As they always do, the holidays came around again. I opted not to spend time with my family for Thanksgiving this year. I treated myself gently and spent the day in bed, not from depression, but as a kindness to myself to rest and recharge. I woke up that afternoon feeling good, really good, for the first time in years. I don’t know where it came from, only that it felt like part of my healing — and I was grateful for it.

The Patched Dishcloth

December 20, 2025

One day, long after I was married and had children of my own, I was at Mom’s house, cooking and doing dishes as we prepared for a family dinner. I reached into the drawer where she kept her dishcloths and towels. A scrap of multicolored terrycloth with white stitching caught my eye, and I reached in to pull it out of the drawer. 

I immediately started laughing. Turning without comment, I held it up in front of her. She recognized why I was laughing, then she began to laugh along with me.

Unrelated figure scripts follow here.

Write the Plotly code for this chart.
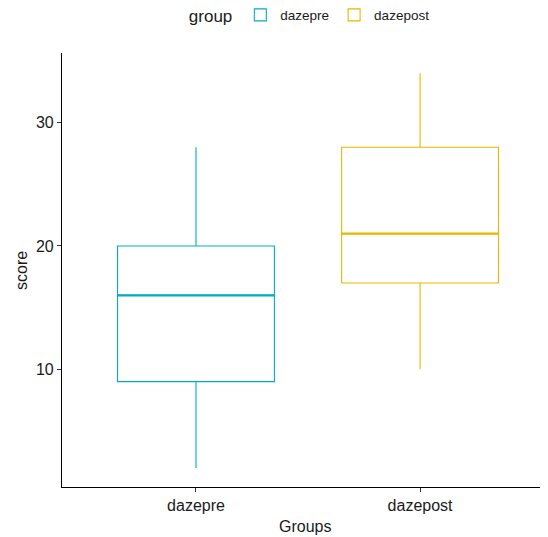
import plotly.graph_objects as go

groups = ["dazepre", "dazepost"]
q1 = [9, 17]
median = [16, 21]
q3 = [20, 28]
lower = [2, 10]
upper = [28, 34]
colors = ["#00AFBB", "#E7B800"]
y_ticks = [10, 20, 30]

fig = go.Figure()
bw = 0.7
for i, g in enumerate(groups):
    fig.add_trace(go.Box(
        x=[i], q1=[q1[i]], median=[median[i]], q3=[q3[i]],
        lowerfence=[lower[i]], upperfence=[upper[i]],
        name=g, width=bw, fillcolor="white",
        line=dict(color=colors[i], width=1.1),
        whiskerwidth=0, showlegend=True,
    ))
for i, g in enumerate(groups):
    fig.add_trace(go.Scatter(
        x=[i - bw / 2, i + bw / 2], y=[median[i], median[i]],
        mode="lines", line=dict(color=colors[i], width=2.2),
        showlegend=False, hoverinfo="skip",
    ))

fig.update_layout(
    width=540, height=529,
    margin=dict(l=54, r=0, t=45, b=50, autoexpand=False),
    plot_bgcolor="white", paper_bgcolor="white",
    font=dict(family="Liberation Sans, Arial, sans-serif", color="#1a1a1a"),
    boxmode="overlay",
    legend=dict(
        orientation="h", x=0.512, xanchor="center", y=1.085, yanchor="middle",
        title=dict(text="group", font=dict(size=17)),
        font=dict(size=13.5), itemwidth=30,
    ),
    xaxis=dict(
        range=[-0.598, 1.571], tickvals=[0, 1], ticktext=groups,
        showline=True, linecolor="black", linewidth=1.2,
        ticks="outside", ticklen=4, tickcolor="#333",
        tickfont=dict(size=16), showgrid=False, zeroline=False, automargin=False,
    ),
    yaxis=dict(
        range=[0.45, 35.65], tickvals=y_ticks,
        showline=True, linecolor="black", linewidth=1.2,
        ticks="outside", ticklen=4, tickcolor="#333",
        tickfont=dict(size=16), showgrid=False, zeroline=False, automargin=False,
    ),
    annotations=[
        dict(text="Groups", xref="paper", yref="paper", x=0.5, y=-0.0899,
             xanchor="center", yanchor="middle", showarrow=False,
             font=dict(size=16)),
        dict(text="score", xref="paper", yref="paper", x=-0.0844, y=0.5,
             xanchor="center", yanchor="middle", showarrow=False,
             textangle=-90, font=dict(size=16)),
    ],
)
fig.write_html("out.html")
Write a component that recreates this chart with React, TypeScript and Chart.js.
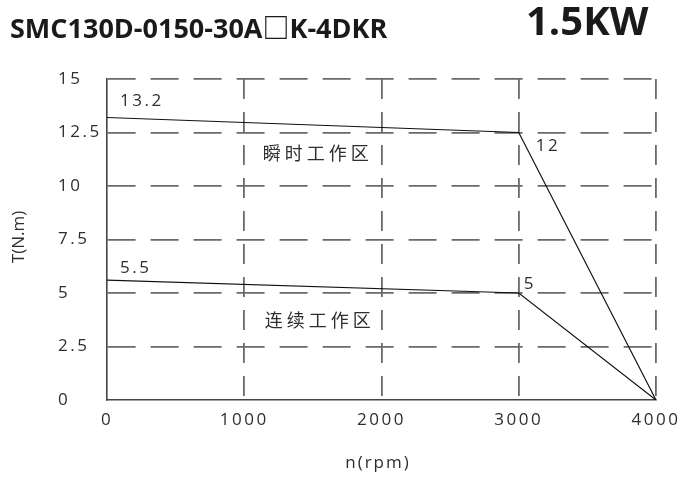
import React, { useEffect, useRef } from "react";
import { Chart, registerables } from "chart.js";

Chart.register(...registerables);

// ---- data ----
const speedRpm = [0, 3000, 4000];
const peakTorque = [13.2, 12.5, 0];
const ratedTorque = [5.6, 5, 0];
const peakLabels = ["13.2", "12"];
const ratedLabels = ["5.5", "5"];
const xTickValues = [0, 1000, 2000, 3000, 4000];
const xTickLabels = ["0", "1000", "2000", "3000", "4000"];
const yTickValues = [0, 2.5, 5, 7.5, 10, 12.5, 15];
const yTickLabels = ["0", "2.5", "5", "7.5", "10", "12.5", "15"];
const zoneLabels = ["瞬时工作区", "连续工作区"];
const modelTitle = "SMC130D-0150-30A□K-4DKR";
const powerTitle = "1.5KW";
const xAxisTitle = "n(rpm)";
const yAxisTitle = "T(N.m)";

const FONT = "'Open Sans', 'Noto Sans CJK SC', sans-serif";
const TEXT = "#2e2e2e";

const textPlugin = {
  id: "customText",
  beforeUpdate(chart: any) {
    chart.ctx.letterSpacing = "2.5px";
  },
  beforeDraw(chart: any) {
    chart.ctx.letterSpacing = "2.5px";
  },
  afterDraw(chart: any) {
    const ctx = chart.ctx;
    const xs = chart.scales.x;
    const ys = chart.scales.y;
    const px = (v: number) => xs.getPixelForValue(v);
    const py = (v: number) => ys.getPixelForValue(v);

    const put = (
      s: string,
      x: number,
      y: number,
      font: string,
      color: string,
      align: CanvasTextAlign,
      baseline: CanvasTextBaseline,
      ls: string
    ) => {
      ctx.save();
      ctx.font = font;
      ctx.fillStyle = color;
      ctx.textAlign = align;
      ctx.textBaseline = baseline;
      (ctx as any).letterSpacing = ls;
      ctx.fillText(s, x, y);
      ctx.restore();
    };

    // titles
    put(modelTitle, 10, 38, `bold 27px ${FONT}`, "#1a1a1a", "left", "alphabetic", "0px");
    put(powerTitle, 526, 35, `bold 40px ${FONT}`, "#1a1a1a", "left", "alphabetic", "0px");

    // axis titles
    put(xAxisTitle, 378, 463, `17px ${FONT}`, TEXT, "center", "middle", "2px");
    ctx.save();
    ctx.translate(19, 237);
    ctx.rotate(-Math.PI / 2);
    ctx.font = `17px ${FONT}`;
    ctx.fillStyle = TEXT;
    ctx.textAlign = "center";
    ctx.textBaseline = "middle";
    (ctx as any).letterSpacing = "0px";
    ctx.fillText(yAxisTitle, 0, 0);
    ctx.restore();

    // value annotations next to the curve corners
    const f = `17px ${FONT}`;
    put(peakLabels[0], px(speedRpm[0]) + 13, py(peakTorque[0]) - 16, f, TEXT, "left", "middle", "2.5px");
    put(peakLabels[1], px(speedRpm[1]) + 17, py(peakTorque[1]) + 14, f, TEXT, "left", "middle", "2.5px");
    put(ratedLabels[0], px(speedRpm[0]) + 13, py(ratedTorque[0]) - 12, f, TEXT, "left", "middle", "2.5px");
    put(ratedLabels[1], px(speedRpm[1]) + 5, py(ratedTorque[1]) - 9, f, TEXT, "left", "middle", "2.5px");

    // zone labels
    const zf = `18px ${FONT}`;
    put(zoneLabels[0], px(1535), py(11.45), zf, TEXT, "center", "middle", "4px");
    put(zoneLabels[1], px(1550), py(3.64), zf, TEXT, "center", "middle", "4px");
  },
};

export default function App() {
  const ref = useRef<HTMLCanvasElement | null>(null);

  useEffect(() => {
    document.body.style.margin = "0";
    const canvas = ref.current;
    if (!canvas) return;

    const gridColor = (c: any) =>
      c.tick && c.tick.value === 0 ? "rgba(0,0,0,0)" : "#6a6a6a";

    const chart = new Chart(canvas, {
      type: "line",
      data: {
        datasets: [
          {
            label: "peak",
            data: speedRpm.map((x, i) => ({ x, y: peakTorque[i] })),
            borderColor: "#111111",
            borderWidth: 1.2,
            pointRadius: 0,
            tension: 0,
            fill: false,
          },
          {
            label: "rated",
            data: speedRpm.map((x, i) => ({ x, y: ratedTorque[i] })),
            borderColor: "#111111",
            borderWidth: 1.2,
            pointRadius: 0,
            tension: 0,
            fill: false,
          },
        ],
      },
      options: {
        animation: false,
        responsive: false,
        devicePixelRatio: 1,
        layout: { padding: { left: 58, right: 29, top: 79, bottom: 0 } },
        plugins: {
          legend: { display: false },
          tooltip: { enabled: false },
          title: { display: false },
        },
        scales: {
          x: {
            type: "linear",
            min: 0,
            max: 4000,
            afterBuildTicks: (s: any) => {
              s.ticks = xTickValues.map((v) => ({ value: v }));
            },
            afterFit: (s: any) => {
              s.height = 77;
              s.paddingLeft = 0;
              s.paddingRight = 0;
            },
            ticks: {
              padding: 10,
              color: TEXT,
              font: { family: FONT, size: 17 },
              maxRotation: 0,
              autoSkip: false,
              callback: (v: any) => xTickLabels[xTickValues.indexOf(Number(v))] ?? "",
            },
            grid: {
              color: gridColor,
              lineWidth: 1.8,
              drawTicks: false,
            },
            border: { display: true, color: "#444444", width: 1.6, dash: [20, 13] },
          },
          y: {
            type: "linear",
            min: 0,
            max: 15,
            afterBuildTicks: (s: any) => {
              s.ticks = yTickValues.map((v) => ({ value: v }));
            },
            afterFit: (s: any) => {
              s.width = 49;
              s.paddingTop = 0;
              s.paddingBottom = 0;
            },
            ticks: {
              padding: 6,
              crossAlign: "far",
              color: TEXT,
              font: { family: FONT, size: 17 },
              autoSkip: false,
              callback: (v: any) => yTickLabels[yTickValues.indexOf(Number(v))] ?? "",
            },
            grid: {
              color: gridColor,
              lineWidth: 1.8,
              drawTicks: false,
            },
            border: { display: true, color: "#444444", width: 1.6, dash: [28, 15] },
          },
        },
      },
      plugins: [textPlugin],
    } as any);

    return () => chart.destroy();
  }, []);

  return (
    <div style={{ width: 685, height: 477, background: "#ffffff" }}>
      <canvas ref={ref} width={685} height={477} style={{ display: "block", width: 685, height: 477 }} />
    </div>
  );
}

What I held in my hands was a patched dishcloth. It was a solid piece of fabric, clearly made from two different cloths — one pink, one lavender — stitched together with white thread to form something new. It represented her life in so many ways — and how she cared for her family.

Both of my parents’ lives were shaped by the Great Depression and the years of World War II where they learned the value of taking care of what they owned and mending what was broken. In this case, a torn dishcloth, insignificant by itself, was made into something useful once again. 

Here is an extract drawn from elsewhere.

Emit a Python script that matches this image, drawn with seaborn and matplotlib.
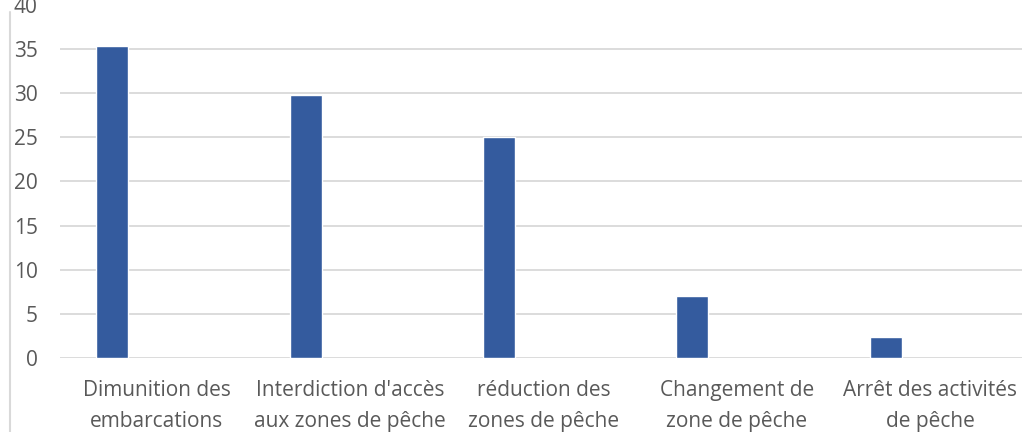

I thought of the other things she mended without ceremony. Socks turned inside out and mended as she watched television with the family, hems let down or taken up as we grew, small tears stitched before they became big ones. She crocheted doilies to decorate our home, kept the house tidy, and somehow made ordinary days feel cared for. None of it was showy. It was simply how she cared for us. 

Everything that she did in life was to see that we were warm and fed and had everything that we needed and almost everything that we wanted. As a child, I may not have appreciated that fully. As an adult and the mother of four, I understood precisely where her heart was and what it takes to make a home.

After Mom passed away, I took that patched dishcloth and put it away as a cherished memento — not just of her life, but of the quiet, ordinary care she gave us every day.

This Christmas

This holiday season of 2025 is the first one since Carl passed away three years ago that I didn’t long to make into something that it can never be again. And it is okay. I was standing at the kitchen sink looking out at my neighbor’s Christmas lights when that thought occurred to me. I believe I have finally stopped struggling against what was, and accepted what is.